Copy the first line of the entries below and every line after it through the line containing "import pandas as pd". Do not include pictures.

▸ **DATASET**
::::::::

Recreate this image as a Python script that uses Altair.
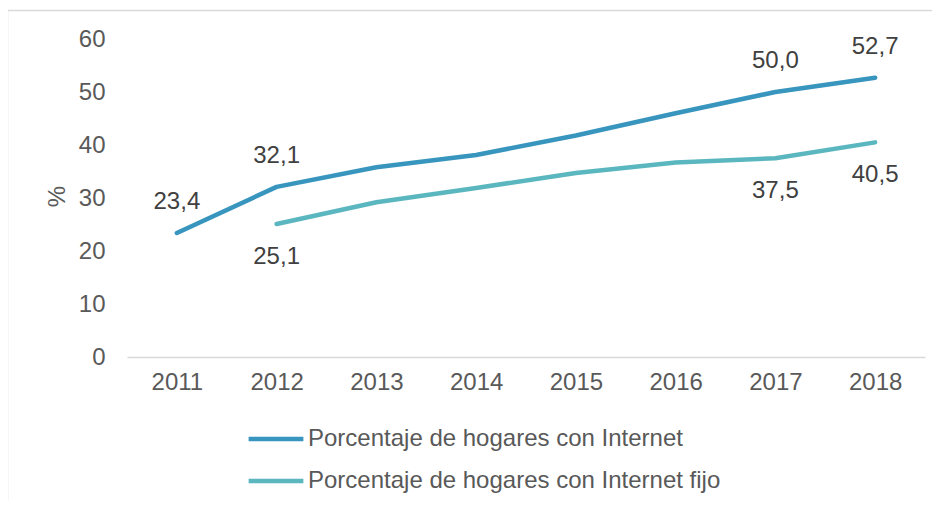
import altair as alt
import pandas as pd

years = ["2011", "2012", "2013", "2014", "2015", "2016", "2017", "2018"]
internet = [23.4, 32.1, 35.8, 38.1, 41.8, 46.0, 50.0, 52.7]
fijo = [None, 25.1, 29.2, 31.9, 34.7, 36.7, 37.5, 40.5]
series_names = ["Porcentaje de hogares con Internet", "Porcentaje de hogares con Internet fijo"]
colors = ["#3795BE", "#5BB7BF"]

# labelled points: (series index, year, value, position)
lab_series = [0, 0, 0, 0, 1, 1, 1]
lab_years = ["2011", "2012", "2017", "2018", "2012", "2017", "2018"]
lab_values = [23.4, 32.1, 50.0, 52.7, 25.1, 37.5, 40.5]
lab_pos = ["above", "above", "above", "above", "below", "below", "below"]

FS = 24
FONT = "Liberation Sans"

rows = []
for name, vals in zip(series_names, [internet, fijo]):
    for y, v in zip(years, vals):
        if v is not None:
            rows.append({"year": y, "value": v, "serie": name})
df = pd.DataFrame(rows)

labels = pd.DataFrame({
    "year": lab_years,
    "value": lab_values,
    "serie": [series_names[i] for i in lab_series],
    "pos": lab_pos,
    "text": [f"{v:.1f}".replace(".", ",") for v in lab_values],
})

x = alt.X("year:N", title=None, sort=years,
          scale=alt.Scale(paddingInner=0, paddingOuter=0),
          axis=alt.Axis(labelAngle=0, ticks=False, domainColor="#D9D9D9", domainWidth=1.5,
                        labelFontSize=FS, labelColor="#595959", labelPadding=13,
                        labelFont=FONT, grid=False))
y = alt.Y("value:Q", title="%", scale=alt.Scale(domain=[0, 60]),
          axis=alt.Axis(values=[0, 10, 20, 30, 40, 50, 60], ticks=False, domain=False, grid=False,
                        labelFontSize=FS, labelColor="#595959", labelPadding=22,
                        labelFont=FONT,
                        titleFontSize=FS, titleFontWeight="normal", titleColor="#595959",
                        titleFont=FONT, titleX=-70, titleY=157, titleAngle=-90,
                        titleBaseline="middle"))

color = alt.Color("serie:N", sort=series_names,
                  scale=alt.Scale(domain=series_names, range=colors),
                  legend=alt.Legend(title=None, orient="none", legendX=119, legendY=370,
                                    direction="vertical", symbolType="stroke",
                                    symbolSize=3000, symbolStrokeWidth=4.5,
                                    labelFontSize=FS, labelColor="#595959",
                                    labelFont=FONT, labelOffset=2,
                                    rowPadding=-14, labelLimit=700))

lines = alt.Chart(df).mark_line(strokeWidth=4.5, strokeCap="round", strokeJoin="round").encode(
    x=x, y=y, color=color)

base_lab = alt.Chart(labels).encode(
    x=alt.X("year:N", sort=years), y=alt.Y("value:Q"), text="text:N")
above = base_lab.transform_filter(alt.datum.pos == "above").mark_text(
    dy=-31, fontSize=FS, color="#404040", font=FONT)
below = base_lab.transform_filter(alt.datum.pos == "below").mark_text(
    dy=33, fontSize=FS, color="#404040", font=FONT)

frame_df = pd.DataFrame({"k": [1]})
left_border = alt.Chart(frame_df).mark_rule(color="#D9D9D9", strokeWidth=1.5).encode(
    x=alt.value(-119.5), y=alt.value(-28.5), y2=alt.value(470))
top_border = alt.Chart(frame_df).mark_rule(color="#D9D9D9", strokeWidth=1.5).encode(
    x=alt.value(-119.5), x2=alt.value(820), y=alt.value(-28.5))

chart = alt.layer(left_border, top_border, lines, above, below).properties(
    width=798, height=318,
    autosize=alt.AutoSizeParams(type="none"),
    padding={"left": 119, "top": 31, "right": 7, "bottom": 143},
    background="white",
).configure_view(stroke=None)

chart.save("out.html", embed_options={"renderer": "svg", "actions": False})
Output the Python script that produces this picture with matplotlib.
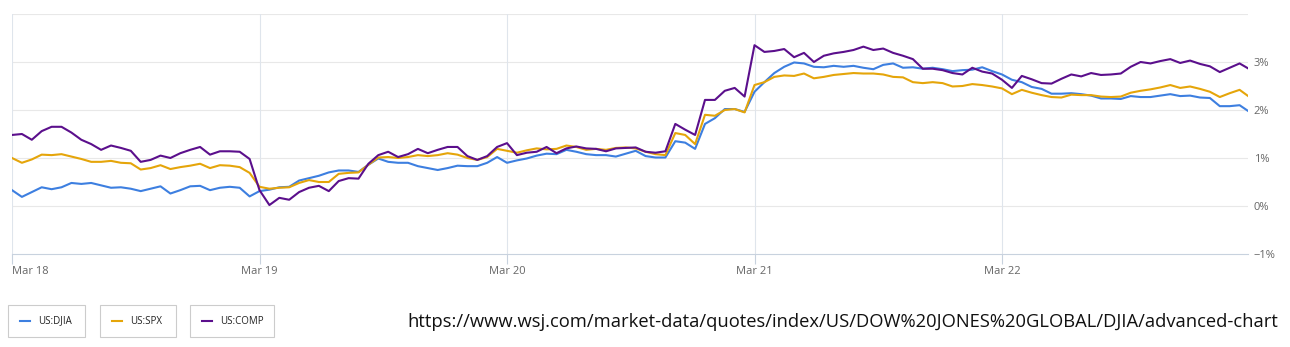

::::::::

▸ **SOLUTION TO THIS PROBLEM**
Recreate this image as a Python script that uses Altair.
import altair as alt
import pandas as pd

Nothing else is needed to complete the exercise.